# [PROVIDED MATERIAL]

----

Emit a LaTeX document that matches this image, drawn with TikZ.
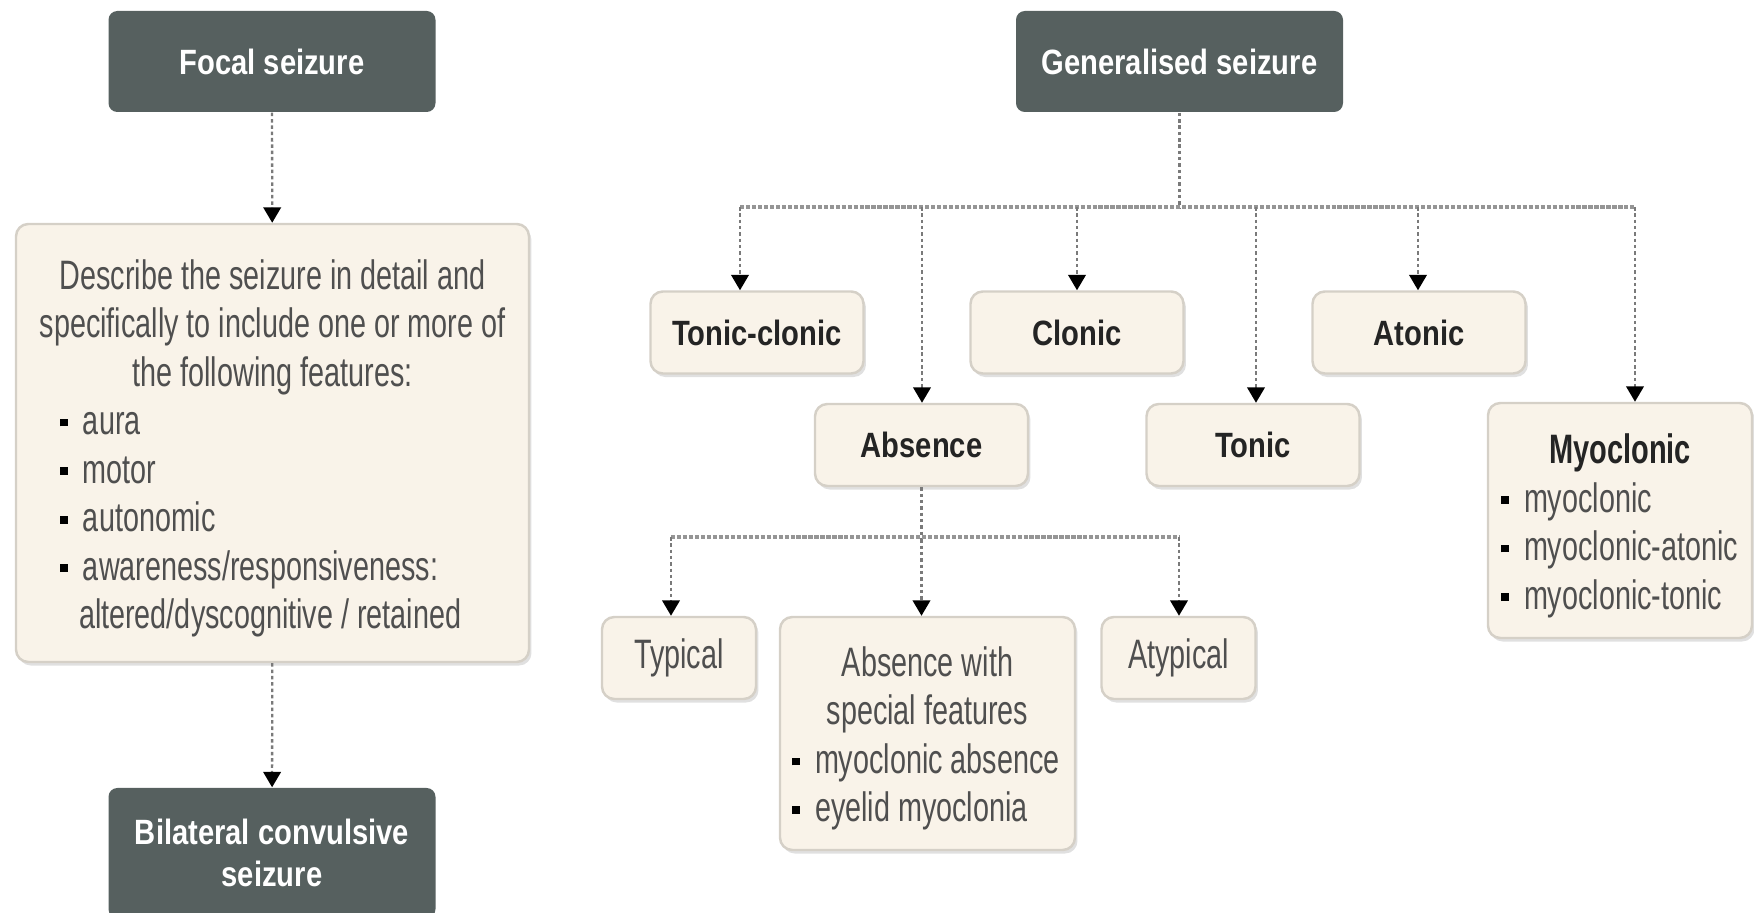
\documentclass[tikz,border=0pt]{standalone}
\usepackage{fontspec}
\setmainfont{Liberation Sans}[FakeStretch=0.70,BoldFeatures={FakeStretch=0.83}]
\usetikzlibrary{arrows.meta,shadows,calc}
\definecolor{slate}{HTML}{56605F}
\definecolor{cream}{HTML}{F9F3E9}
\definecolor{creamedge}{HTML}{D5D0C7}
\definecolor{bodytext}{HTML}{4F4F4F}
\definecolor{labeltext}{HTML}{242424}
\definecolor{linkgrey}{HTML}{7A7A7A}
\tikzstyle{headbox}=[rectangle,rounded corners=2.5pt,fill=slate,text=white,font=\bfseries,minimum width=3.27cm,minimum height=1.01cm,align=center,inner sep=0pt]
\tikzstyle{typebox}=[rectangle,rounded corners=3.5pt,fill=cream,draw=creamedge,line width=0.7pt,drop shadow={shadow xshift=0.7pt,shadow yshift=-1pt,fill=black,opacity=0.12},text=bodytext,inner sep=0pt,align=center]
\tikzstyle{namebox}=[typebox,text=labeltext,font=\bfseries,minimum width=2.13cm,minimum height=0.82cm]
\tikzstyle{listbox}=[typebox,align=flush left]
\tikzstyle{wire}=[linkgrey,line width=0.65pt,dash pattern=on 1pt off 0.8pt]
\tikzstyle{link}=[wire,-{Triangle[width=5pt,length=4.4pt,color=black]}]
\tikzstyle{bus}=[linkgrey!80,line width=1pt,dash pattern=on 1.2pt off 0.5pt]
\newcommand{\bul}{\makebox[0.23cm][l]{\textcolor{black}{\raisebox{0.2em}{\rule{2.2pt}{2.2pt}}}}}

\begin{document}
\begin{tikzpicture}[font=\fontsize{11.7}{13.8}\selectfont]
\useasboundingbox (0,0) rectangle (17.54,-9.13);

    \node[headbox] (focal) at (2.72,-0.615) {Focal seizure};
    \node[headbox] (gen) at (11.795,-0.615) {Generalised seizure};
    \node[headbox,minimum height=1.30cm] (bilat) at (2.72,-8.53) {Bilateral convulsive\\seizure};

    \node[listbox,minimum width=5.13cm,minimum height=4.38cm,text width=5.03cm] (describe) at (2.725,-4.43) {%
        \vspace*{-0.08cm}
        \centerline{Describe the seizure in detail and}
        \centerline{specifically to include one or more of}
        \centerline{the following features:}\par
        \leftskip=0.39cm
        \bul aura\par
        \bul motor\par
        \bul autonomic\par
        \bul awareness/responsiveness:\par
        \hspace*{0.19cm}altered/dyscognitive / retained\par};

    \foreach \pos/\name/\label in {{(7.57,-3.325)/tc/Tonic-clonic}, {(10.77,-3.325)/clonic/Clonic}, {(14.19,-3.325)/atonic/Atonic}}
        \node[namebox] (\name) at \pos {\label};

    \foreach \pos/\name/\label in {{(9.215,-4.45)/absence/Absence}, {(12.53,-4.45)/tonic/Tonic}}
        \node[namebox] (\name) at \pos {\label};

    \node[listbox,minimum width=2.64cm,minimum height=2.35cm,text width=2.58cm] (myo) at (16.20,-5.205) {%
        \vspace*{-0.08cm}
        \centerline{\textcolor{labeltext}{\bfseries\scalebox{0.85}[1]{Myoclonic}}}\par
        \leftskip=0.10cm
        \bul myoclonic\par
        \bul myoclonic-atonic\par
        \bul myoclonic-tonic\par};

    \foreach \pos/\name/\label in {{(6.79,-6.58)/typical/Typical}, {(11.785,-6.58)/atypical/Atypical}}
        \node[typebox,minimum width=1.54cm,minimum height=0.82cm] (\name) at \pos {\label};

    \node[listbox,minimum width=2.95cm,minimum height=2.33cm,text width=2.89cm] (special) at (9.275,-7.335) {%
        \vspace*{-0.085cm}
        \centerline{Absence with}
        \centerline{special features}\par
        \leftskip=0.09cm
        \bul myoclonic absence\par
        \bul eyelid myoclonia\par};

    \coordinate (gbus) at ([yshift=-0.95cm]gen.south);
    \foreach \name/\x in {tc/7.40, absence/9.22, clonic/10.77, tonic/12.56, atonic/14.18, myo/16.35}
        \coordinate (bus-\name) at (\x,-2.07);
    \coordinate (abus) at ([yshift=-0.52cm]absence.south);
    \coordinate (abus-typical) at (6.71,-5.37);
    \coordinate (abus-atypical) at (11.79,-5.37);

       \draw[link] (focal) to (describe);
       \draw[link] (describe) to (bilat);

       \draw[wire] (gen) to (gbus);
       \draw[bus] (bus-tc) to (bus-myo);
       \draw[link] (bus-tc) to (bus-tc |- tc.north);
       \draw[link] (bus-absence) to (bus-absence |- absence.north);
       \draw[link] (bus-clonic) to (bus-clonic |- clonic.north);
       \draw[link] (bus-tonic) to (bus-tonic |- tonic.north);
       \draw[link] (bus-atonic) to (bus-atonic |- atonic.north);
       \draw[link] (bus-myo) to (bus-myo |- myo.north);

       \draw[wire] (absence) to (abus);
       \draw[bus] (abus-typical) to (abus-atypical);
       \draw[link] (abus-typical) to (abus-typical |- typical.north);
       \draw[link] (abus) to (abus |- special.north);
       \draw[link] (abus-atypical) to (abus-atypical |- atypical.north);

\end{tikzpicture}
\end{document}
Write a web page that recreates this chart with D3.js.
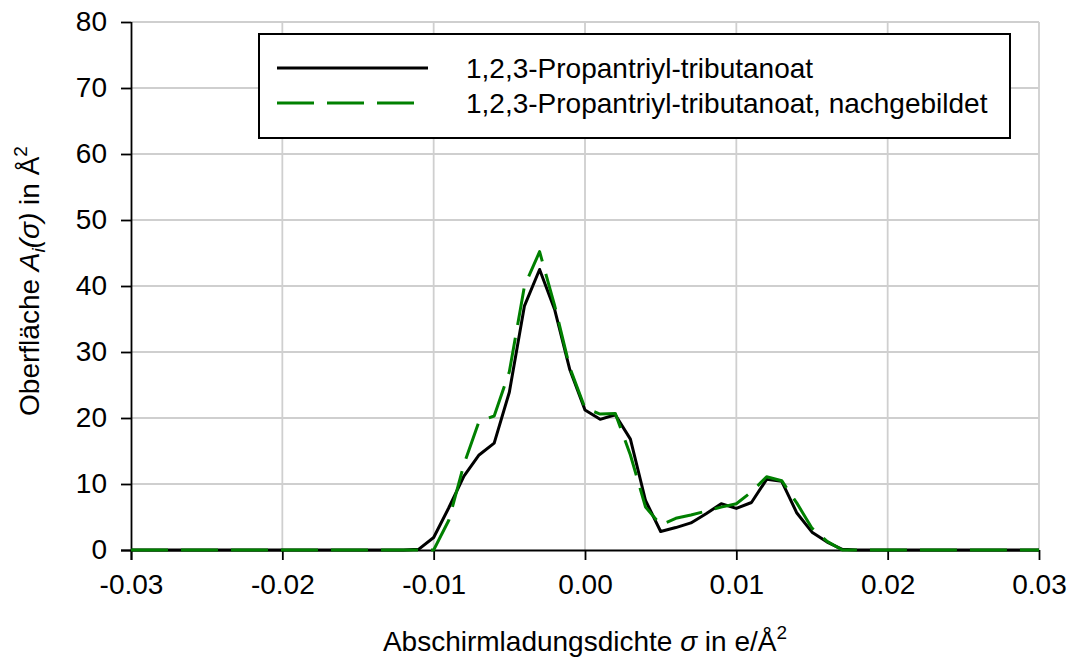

----

# [REQUIRED WORK]
Using the material above, retype each entry exactly and omit the pictures.

# [COMPLETE RESPONSE]
Emit a LaTeX document that matches this image, drawn with TikZ.
\documentclass[tikz,border=0pt]{standalone}
\usepackage{fontspec}
\setmainfont{Liberation Sans}[FakeStretch=0.70,BoldFeatures={FakeStretch=0.83}]
\usetikzlibrary{arrows.meta,shadows,calc}
\definecolor{slate}{HTML}{56605F}
\definecolor{cream}{HTML}{F9F3E9}
\definecolor{creamedge}{HTML}{D5D0C7}
\definecolor{bodytext}{HTML}{4F4F4F}
\definecolor{labeltext}{HTML}{242424}
\definecolor{linkgrey}{HTML}{7A7A7A}
\tikzstyle{headbox}=[rectangle,rounded corners=2.5pt,fill=slate,text=white,font=\bfseries,minimum width=3.27cm,minimum height=1.01cm,align=center,inner sep=0pt]
\tikzstyle{typebox}=[rectangle,rounded corners=3.5pt,fill=cream,draw=creamedge,line width=0.7pt,drop shadow={shadow xshift=0.7pt,shadow yshift=-1pt,fill=black,opacity=0.12},text=bodytext,inner sep=0pt,align=center]
\tikzstyle{namebox}=[typebox,text=labeltext,font=\bfseries,minimum width=2.13cm,minimum height=0.82cm]
\tikzstyle{listbox}=[typebox,align=flush left]
\tikzstyle{wire}=[linkgrey,line width=0.65pt,dash pattern=on 1pt off 0.8pt]
\tikzstyle{link}=[wire,-{Triangle[width=5pt,length=4.4pt,color=black]}]
\tikzstyle{bus}=[linkgrey!80,line width=1pt,dash pattern=on 1.2pt off 0.5pt]
\newcommand{\bul}{\makebox[0.23cm][l]{\textcolor{black}{\raisebox{0.2em}{\rule{2.2pt}{2.2pt}}}}}

\begin{document}
\begin{tikzpicture}[font=\fontsize{11.7}{13.8}\selectfont]
\useasboundingbox (0,0) rectangle (17.54,-9.13);

    \node[headbox] (focal) at (2.72,-0.615) {Focal seizure};
    \node[headbox] (gen) at (11.795,-0.615) {Generalised seizure};
    \node[headbox,minimum height=1.30cm] (bilat) at (2.72,-8.53) {Bilateral convulsive\\seizure};

    \node[listbox,minimum width=5.13cm,minimum height=4.38cm,text width=5.03cm] (describe) at (2.725,-4.43) {%
        \vspace*{-0.08cm}
        \centerline{Describe the seizure in detail and}
        \centerline{specifically to include one or more of}
        \centerline{the following features:}\par
        \leftskip=0.39cm
        \bul aura\par
        \bul motor\par
        \bul autonomic\par
        \bul awareness/responsiveness:\par
        \hspace*{0.19cm}altered/dyscognitive / retained\par};

    \foreach \pos/\name/\label in {{(7.57,-3.325)/tc/Tonic-clonic}, {(10.77,-3.325)/clonic/Clonic}, {(14.19,-3.325)/atonic/Atonic}}
        \node[namebox] (\name) at \pos {\label};

    \foreach \pos/\name/\label in {{(9.215,-4.45)/absence/Absence}, {(12.53,-4.45)/tonic/Tonic}}
        \node[namebox] (\name) at \pos {\label};

    \node[listbox,minimum width=2.64cm,minimum height=2.35cm,text width=2.58cm] (myo) at (16.20,-5.205) {%
        \vspace*{-0.08cm}
        \centerline{\textcolor{labeltext}{\bfseries\scalebox{0.85}[1]{Myoclonic}}}\par
        \leftskip=0.10cm
        \bul myoclonic\par
        \bul myoclonic-atonic\par
        \bul myoclonic-tonic\par};

    \foreach \pos/\name/\label in {{(6.79,-6.58)/typical/Typical}, {(11.785,-6.58)/atypical/Atypical}}
        \node[typebox,minimum width=1.54cm,minimum height=0.82cm] (\name) at \pos {\label};

    \node[listbox,minimum width=2.95cm,minimum height=2.33cm,text width=2.89cm] (special) at (9.275,-7.335) {%
        \vspace*{-0.085cm}
        \centerline{Absence with}
        \centerline{special features}\par
        \leftskip=0.09cm
        \bul myoclonic absence\par
        \bul eyelid myoclonia\par};

    \coordinate (gbus) at ([yshift=-0.95cm]gen.south);
    \foreach \name/\x in {tc/7.40, absence/9.22, clonic/10.77, tonic/12.56, atonic/14.18, myo/16.35}
        \coordinate (bus-\name) at (\x,-2.07);
    \coordinate (abus) at ([yshift=-0.52cm]absence.south);
    \coordinate (abus-typical) at (6.71,-5.37);
    \coordinate (abus-atypical) at (11.79,-5.37);

       \draw[link] (focal) to (describe);
       \draw[link] (describe) to (bilat);

       \draw[wire] (gen) to (gbus);
       \draw[bus] (bus-tc) to (bus-myo);
       \draw[link] (bus-tc) to (bus-tc |- tc.north);
       \draw[link] (bus-absence) to (bus-absence |- absence.north);
       \draw[link] (bus-clonic) to (bus-clonic |- clonic.north);
       \draw[link] (bus-tonic) to (bus-tonic |- tonic.north);
       \draw[link] (bus-atonic) to (bus-atonic |- atonic.north);
       \draw[link] (bus-myo) to (bus-myo |- myo.north);

       \draw[wire] (absence) to (abus);
       \draw[bus] (abus-typical) to (abus-atypical);
       \draw[link] (abus-typical) to (abus-typical |- typical.north);
       \draw[link] (abus) to (abus |- special.north);
       \draw[link] (abus-atypical) to (abus-atypical |- atypical.north);

\end{tikzpicture}
\end{document}
Write a web page that recreates this chart with D3.js.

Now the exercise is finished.